### [Given records]
* BEGIN *

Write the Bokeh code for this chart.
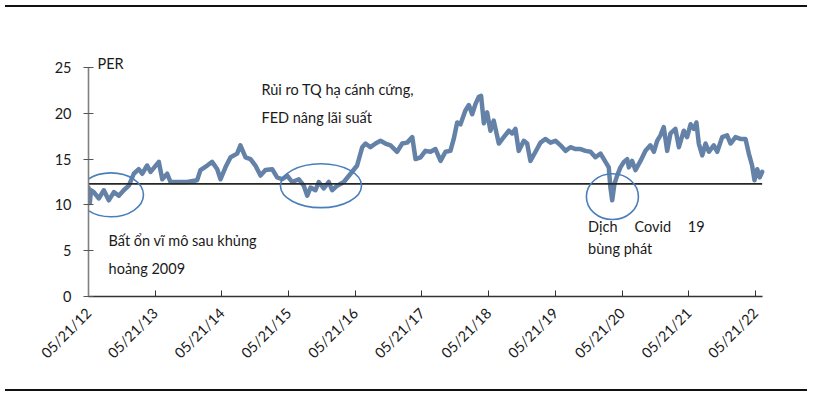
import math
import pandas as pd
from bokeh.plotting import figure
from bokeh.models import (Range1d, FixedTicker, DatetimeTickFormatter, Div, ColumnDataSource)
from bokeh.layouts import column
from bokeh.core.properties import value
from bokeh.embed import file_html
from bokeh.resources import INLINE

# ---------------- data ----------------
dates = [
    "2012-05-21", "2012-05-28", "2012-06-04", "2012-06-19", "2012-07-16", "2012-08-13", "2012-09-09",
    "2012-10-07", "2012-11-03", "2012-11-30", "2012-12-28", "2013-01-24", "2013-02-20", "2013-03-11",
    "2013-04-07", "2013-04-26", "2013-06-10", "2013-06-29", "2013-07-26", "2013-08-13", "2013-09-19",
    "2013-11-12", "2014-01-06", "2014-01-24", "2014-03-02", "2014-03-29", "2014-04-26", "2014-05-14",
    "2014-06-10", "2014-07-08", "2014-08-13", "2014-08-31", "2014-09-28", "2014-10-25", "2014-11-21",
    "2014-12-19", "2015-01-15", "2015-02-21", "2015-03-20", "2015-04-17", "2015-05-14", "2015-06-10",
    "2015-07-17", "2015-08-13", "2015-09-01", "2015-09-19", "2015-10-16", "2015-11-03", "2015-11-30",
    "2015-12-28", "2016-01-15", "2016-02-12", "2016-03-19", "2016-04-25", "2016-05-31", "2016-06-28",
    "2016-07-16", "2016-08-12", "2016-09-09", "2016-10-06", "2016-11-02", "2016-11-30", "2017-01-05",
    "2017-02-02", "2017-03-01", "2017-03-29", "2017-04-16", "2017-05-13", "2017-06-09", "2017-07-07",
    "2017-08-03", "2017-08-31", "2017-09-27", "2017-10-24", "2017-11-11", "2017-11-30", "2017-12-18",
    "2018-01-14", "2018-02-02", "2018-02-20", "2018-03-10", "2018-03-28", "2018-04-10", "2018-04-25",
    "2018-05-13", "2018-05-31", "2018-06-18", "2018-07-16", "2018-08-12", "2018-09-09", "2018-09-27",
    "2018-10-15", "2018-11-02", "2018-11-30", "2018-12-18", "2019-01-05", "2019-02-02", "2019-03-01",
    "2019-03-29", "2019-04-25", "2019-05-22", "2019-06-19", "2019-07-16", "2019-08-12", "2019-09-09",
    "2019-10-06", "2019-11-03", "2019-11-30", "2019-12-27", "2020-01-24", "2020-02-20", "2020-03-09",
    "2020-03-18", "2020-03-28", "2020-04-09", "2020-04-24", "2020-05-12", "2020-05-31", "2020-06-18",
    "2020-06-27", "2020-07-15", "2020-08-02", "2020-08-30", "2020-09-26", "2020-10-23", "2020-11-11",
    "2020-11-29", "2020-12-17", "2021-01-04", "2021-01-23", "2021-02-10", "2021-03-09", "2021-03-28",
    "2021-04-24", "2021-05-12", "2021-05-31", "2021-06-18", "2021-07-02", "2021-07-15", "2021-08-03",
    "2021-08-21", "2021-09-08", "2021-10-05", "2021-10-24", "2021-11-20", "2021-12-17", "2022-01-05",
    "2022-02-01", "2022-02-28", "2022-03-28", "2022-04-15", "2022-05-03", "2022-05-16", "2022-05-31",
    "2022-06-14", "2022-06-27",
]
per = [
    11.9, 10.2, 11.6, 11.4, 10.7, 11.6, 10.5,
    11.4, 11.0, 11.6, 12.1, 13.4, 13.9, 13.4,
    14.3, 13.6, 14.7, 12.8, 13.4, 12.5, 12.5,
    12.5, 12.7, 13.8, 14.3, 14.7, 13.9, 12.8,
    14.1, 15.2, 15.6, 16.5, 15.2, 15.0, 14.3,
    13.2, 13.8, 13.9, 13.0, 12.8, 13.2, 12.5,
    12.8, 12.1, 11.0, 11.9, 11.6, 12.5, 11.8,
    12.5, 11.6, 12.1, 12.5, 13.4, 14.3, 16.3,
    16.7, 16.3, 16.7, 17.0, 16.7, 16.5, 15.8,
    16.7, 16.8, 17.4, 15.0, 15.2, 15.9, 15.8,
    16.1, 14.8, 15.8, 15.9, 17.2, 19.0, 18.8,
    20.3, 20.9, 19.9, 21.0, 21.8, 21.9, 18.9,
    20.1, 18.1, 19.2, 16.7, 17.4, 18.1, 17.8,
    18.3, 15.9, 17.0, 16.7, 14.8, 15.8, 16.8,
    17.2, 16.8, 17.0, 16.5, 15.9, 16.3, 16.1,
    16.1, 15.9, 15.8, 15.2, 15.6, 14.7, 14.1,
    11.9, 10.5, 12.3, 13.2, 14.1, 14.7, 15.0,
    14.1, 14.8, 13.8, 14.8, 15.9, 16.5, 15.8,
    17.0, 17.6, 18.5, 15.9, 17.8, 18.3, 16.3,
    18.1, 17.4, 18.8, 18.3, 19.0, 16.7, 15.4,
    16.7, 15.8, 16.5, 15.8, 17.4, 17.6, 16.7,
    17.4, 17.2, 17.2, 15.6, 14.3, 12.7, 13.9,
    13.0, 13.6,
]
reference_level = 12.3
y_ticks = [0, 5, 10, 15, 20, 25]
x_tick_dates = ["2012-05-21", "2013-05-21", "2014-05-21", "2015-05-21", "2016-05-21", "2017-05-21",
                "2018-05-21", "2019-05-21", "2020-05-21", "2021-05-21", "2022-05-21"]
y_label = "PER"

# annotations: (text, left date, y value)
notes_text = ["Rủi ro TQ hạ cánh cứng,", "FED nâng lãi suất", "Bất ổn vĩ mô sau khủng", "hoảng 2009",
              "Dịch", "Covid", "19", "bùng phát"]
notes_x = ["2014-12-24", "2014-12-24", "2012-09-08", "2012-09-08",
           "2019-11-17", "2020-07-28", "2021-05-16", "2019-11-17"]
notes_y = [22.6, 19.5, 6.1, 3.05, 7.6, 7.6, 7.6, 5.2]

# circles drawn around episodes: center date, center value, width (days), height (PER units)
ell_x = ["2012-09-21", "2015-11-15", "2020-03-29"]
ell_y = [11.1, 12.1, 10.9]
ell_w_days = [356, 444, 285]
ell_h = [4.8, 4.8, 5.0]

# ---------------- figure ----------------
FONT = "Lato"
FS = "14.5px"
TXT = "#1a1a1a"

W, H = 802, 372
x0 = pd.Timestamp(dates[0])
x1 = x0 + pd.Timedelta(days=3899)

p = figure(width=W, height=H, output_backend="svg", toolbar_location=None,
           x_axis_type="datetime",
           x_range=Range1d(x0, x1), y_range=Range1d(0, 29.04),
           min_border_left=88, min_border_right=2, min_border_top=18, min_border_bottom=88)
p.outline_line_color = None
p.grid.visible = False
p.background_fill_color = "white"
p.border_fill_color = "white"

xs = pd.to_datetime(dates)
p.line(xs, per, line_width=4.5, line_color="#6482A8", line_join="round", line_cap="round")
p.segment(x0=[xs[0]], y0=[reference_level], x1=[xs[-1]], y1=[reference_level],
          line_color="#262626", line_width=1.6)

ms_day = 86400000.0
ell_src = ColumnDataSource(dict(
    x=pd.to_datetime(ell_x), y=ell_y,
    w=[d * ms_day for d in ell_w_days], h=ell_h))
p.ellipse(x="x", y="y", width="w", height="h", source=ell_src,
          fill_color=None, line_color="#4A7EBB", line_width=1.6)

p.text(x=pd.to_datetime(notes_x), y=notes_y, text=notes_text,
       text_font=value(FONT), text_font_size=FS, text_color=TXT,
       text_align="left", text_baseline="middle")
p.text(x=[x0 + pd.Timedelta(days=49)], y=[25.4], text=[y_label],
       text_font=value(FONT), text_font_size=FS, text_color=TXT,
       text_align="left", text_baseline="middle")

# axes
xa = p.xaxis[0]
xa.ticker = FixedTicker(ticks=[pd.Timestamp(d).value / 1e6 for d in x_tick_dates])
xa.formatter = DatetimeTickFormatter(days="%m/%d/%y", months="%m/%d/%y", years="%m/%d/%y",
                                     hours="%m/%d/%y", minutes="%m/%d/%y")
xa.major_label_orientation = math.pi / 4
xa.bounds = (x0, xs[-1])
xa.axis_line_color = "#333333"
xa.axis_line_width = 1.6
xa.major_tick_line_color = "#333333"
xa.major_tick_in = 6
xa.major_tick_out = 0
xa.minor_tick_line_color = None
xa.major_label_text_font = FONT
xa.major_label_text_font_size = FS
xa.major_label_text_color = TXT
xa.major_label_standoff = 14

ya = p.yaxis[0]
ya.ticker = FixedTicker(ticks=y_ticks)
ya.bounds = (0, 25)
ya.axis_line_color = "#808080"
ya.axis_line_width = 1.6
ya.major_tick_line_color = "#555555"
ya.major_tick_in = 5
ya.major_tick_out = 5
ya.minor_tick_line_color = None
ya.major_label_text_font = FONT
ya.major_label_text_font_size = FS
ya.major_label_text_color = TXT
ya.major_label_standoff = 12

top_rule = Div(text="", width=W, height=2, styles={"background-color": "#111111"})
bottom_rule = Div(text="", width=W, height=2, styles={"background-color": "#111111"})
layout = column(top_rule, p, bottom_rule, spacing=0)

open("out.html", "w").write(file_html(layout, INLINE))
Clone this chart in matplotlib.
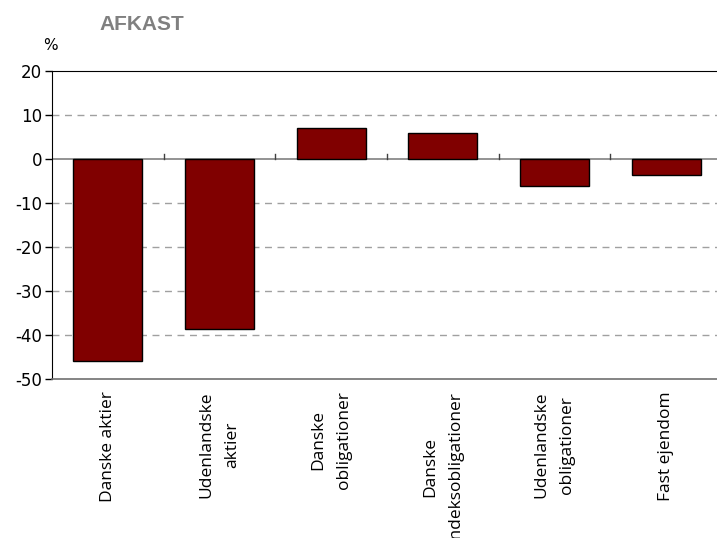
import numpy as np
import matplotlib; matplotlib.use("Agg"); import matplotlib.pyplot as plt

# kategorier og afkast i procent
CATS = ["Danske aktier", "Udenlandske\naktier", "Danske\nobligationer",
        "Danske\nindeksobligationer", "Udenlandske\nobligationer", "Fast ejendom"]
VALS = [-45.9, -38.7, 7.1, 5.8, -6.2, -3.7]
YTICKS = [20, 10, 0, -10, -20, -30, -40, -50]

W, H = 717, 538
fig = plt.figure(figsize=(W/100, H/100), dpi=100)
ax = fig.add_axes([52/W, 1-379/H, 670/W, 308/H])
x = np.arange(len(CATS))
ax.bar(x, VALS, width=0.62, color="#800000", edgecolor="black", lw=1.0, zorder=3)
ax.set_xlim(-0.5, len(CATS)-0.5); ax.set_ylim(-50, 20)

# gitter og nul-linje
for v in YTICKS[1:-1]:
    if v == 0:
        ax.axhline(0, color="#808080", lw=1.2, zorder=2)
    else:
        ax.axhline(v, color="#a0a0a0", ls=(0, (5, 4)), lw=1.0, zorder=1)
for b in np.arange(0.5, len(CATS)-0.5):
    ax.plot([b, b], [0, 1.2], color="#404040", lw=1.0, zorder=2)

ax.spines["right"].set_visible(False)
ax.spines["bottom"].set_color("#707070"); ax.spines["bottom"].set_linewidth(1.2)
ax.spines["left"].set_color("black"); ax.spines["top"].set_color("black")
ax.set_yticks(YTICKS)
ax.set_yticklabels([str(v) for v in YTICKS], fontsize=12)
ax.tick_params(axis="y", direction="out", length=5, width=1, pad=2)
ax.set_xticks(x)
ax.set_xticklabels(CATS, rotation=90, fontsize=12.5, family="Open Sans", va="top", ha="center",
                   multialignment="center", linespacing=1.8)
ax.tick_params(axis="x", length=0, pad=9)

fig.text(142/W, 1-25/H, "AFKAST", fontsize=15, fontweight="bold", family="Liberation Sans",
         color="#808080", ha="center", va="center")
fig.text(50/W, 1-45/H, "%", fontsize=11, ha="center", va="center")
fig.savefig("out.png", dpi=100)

* END *

### [Work to be completed]
Check the data for the word "chart" and pull out the lines that have it.

### [Solution to this exercise]
Write the Bokeh code for this chart.
Clone this chart in matplotlib.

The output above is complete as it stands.